◆ WHAT THIS TASK INVOLVES ◆
Copy the first line of the entries below and every line after it through the line containing "const minorMultipliers = [2, 3, 4, 5, 6, 7, 8, 9];". Do not include pictures.

Code that draws figures:
--- Start ---
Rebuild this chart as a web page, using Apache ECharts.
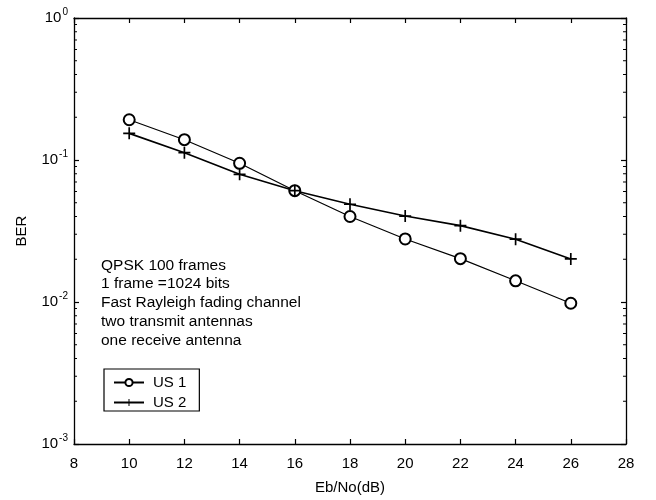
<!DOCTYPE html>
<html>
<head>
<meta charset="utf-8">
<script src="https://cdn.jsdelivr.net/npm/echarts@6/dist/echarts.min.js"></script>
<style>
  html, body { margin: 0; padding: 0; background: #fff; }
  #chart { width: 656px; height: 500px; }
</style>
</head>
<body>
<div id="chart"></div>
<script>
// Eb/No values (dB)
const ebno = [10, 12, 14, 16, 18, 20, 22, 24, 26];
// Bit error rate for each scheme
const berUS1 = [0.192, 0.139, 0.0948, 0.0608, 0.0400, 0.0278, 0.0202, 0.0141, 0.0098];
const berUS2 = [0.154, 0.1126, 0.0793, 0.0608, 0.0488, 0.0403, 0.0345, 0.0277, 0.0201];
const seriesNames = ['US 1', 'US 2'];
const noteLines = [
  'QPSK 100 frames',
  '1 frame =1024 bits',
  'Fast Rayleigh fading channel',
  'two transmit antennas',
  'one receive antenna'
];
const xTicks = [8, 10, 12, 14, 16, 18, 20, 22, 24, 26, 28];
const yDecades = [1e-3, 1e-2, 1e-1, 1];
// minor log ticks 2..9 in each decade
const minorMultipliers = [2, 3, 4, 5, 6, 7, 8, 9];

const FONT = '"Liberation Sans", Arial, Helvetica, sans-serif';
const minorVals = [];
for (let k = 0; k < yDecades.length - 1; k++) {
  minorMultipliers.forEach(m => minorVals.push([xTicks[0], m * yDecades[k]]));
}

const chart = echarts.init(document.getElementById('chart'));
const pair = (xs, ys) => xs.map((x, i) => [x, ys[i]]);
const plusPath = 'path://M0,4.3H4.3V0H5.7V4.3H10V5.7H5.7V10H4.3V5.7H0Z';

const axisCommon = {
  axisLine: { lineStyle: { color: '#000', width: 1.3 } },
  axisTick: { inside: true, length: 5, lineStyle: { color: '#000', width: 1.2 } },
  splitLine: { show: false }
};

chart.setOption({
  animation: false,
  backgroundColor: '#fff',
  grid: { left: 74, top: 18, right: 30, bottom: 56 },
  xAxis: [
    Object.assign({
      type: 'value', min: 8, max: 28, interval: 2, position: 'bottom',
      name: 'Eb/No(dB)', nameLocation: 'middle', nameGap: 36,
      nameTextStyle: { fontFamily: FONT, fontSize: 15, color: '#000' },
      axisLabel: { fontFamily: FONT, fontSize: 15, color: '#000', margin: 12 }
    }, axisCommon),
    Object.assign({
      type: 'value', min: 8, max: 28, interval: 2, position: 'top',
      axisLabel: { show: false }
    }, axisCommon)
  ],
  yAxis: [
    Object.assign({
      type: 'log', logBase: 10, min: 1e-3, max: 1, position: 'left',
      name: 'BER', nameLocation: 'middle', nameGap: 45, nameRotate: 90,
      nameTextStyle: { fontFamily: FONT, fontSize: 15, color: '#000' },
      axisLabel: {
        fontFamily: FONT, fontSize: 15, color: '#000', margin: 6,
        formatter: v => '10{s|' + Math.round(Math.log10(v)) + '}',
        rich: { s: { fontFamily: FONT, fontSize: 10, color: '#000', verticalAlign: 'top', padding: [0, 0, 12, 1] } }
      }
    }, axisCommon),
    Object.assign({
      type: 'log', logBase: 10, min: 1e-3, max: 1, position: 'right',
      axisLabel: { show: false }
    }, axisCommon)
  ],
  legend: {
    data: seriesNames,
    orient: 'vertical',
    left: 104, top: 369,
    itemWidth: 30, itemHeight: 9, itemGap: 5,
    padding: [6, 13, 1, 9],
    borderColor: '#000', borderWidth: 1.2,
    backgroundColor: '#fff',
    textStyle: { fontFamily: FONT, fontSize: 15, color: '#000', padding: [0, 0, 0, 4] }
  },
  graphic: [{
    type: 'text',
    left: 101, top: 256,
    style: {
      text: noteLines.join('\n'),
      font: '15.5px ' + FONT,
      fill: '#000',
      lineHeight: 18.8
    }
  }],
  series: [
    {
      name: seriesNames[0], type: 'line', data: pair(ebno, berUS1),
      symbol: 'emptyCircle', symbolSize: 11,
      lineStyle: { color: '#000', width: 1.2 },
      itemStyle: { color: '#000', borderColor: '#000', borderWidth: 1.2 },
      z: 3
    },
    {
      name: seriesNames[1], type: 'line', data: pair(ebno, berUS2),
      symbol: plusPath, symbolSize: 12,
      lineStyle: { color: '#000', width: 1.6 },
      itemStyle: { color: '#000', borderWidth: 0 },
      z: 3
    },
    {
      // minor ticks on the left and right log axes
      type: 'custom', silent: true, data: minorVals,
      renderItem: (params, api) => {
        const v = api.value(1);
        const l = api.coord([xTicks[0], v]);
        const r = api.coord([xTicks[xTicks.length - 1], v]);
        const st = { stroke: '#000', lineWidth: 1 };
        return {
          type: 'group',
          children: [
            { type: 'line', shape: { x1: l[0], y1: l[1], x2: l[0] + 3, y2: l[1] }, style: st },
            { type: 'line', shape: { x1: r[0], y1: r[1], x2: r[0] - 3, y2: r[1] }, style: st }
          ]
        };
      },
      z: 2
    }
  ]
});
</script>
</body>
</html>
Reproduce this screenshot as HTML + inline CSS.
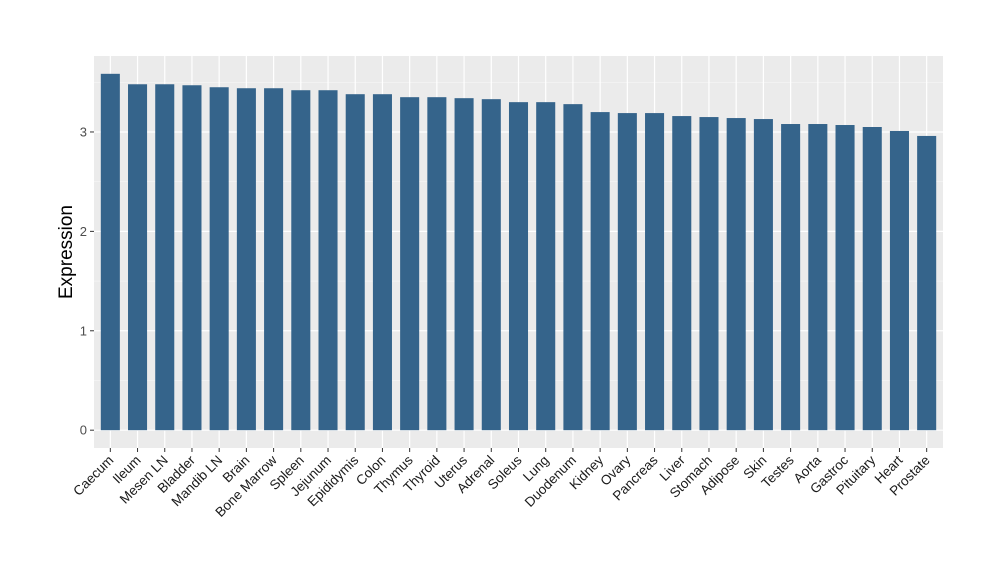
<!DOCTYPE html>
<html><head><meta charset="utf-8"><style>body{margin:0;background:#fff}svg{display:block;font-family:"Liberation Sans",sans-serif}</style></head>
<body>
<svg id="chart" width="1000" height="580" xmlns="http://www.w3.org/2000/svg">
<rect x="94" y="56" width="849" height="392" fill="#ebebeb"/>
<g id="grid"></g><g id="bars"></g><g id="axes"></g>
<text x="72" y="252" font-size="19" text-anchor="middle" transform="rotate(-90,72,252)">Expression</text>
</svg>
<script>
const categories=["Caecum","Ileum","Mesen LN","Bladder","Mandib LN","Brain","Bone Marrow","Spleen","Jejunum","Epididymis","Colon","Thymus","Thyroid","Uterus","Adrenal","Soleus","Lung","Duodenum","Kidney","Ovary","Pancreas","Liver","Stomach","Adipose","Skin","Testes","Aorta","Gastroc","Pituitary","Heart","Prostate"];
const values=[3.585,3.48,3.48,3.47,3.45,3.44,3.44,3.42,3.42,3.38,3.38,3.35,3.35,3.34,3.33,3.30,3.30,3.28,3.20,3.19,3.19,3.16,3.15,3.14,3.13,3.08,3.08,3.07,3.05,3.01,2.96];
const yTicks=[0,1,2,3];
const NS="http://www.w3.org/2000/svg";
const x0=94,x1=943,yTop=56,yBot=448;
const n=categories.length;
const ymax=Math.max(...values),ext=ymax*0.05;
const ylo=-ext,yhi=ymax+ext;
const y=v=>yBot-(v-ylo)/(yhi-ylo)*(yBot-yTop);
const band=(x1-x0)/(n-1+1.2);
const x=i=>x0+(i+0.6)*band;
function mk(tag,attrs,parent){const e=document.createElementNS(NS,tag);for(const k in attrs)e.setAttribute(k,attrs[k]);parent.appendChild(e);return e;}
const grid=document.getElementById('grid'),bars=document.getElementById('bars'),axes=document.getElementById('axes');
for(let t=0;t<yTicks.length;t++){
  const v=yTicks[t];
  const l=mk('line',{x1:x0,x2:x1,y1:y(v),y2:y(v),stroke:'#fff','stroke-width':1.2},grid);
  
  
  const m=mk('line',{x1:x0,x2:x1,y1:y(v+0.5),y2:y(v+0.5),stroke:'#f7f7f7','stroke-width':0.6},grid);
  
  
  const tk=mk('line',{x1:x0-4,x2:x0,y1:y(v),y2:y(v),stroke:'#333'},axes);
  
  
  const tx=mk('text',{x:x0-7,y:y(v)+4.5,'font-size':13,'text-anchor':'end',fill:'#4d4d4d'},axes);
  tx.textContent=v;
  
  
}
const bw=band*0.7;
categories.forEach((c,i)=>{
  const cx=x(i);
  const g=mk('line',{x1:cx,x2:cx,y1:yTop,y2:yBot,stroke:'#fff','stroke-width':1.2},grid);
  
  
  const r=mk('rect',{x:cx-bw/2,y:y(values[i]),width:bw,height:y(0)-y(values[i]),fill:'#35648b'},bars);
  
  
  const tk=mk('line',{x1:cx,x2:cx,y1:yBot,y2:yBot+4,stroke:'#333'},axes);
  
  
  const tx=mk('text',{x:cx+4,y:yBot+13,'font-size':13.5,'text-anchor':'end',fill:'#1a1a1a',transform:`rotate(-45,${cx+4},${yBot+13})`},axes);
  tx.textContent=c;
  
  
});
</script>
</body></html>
--- End ---
◆ EXPECTED ANSWER ◆
Rebuild this chart as a web page, using Apache ECharts.
<!DOCTYPE html>
<html>
<head>
<meta charset="utf-8">
<script src="https://cdn.jsdelivr.net/npm/echarts@6/dist/echarts.min.js"></script>
<style>
  html, body { margin: 0; padding: 0; background: #fff; }
  #chart { width: 656px; height: 500px; }
</style>
</head>
<body>
<div id="chart"></div>
<script>
// Eb/No values (dB)
const ebno = [10, 12, 14, 16, 18, 20, 22, 24, 26];
// Bit error rate for each scheme
const berUS1 = [0.192, 0.139, 0.0948, 0.0608, 0.0400, 0.0278, 0.0202, 0.0141, 0.0098];
const berUS2 = [0.154, 0.1126, 0.0793, 0.0608, 0.0488, 0.0403, 0.0345, 0.0277, 0.0201];
const seriesNames = ['US 1', 'US 2'];
const noteLines = [
  'QPSK 100 frames',
  '1 frame =1024 bits',
  'Fast Rayleigh fading channel',
  'two transmit antennas',
  'one receive antenna'
];
const xTicks = [8, 10, 12, 14, 16, 18, 20, 22, 24, 26, 28];
const yDecades = [1e-3, 1e-2, 1e-1, 1];
// minor log ticks 2..9 in each decade
const minorMultipliers = [2, 3, 4, 5, 6, 7, 8, 9];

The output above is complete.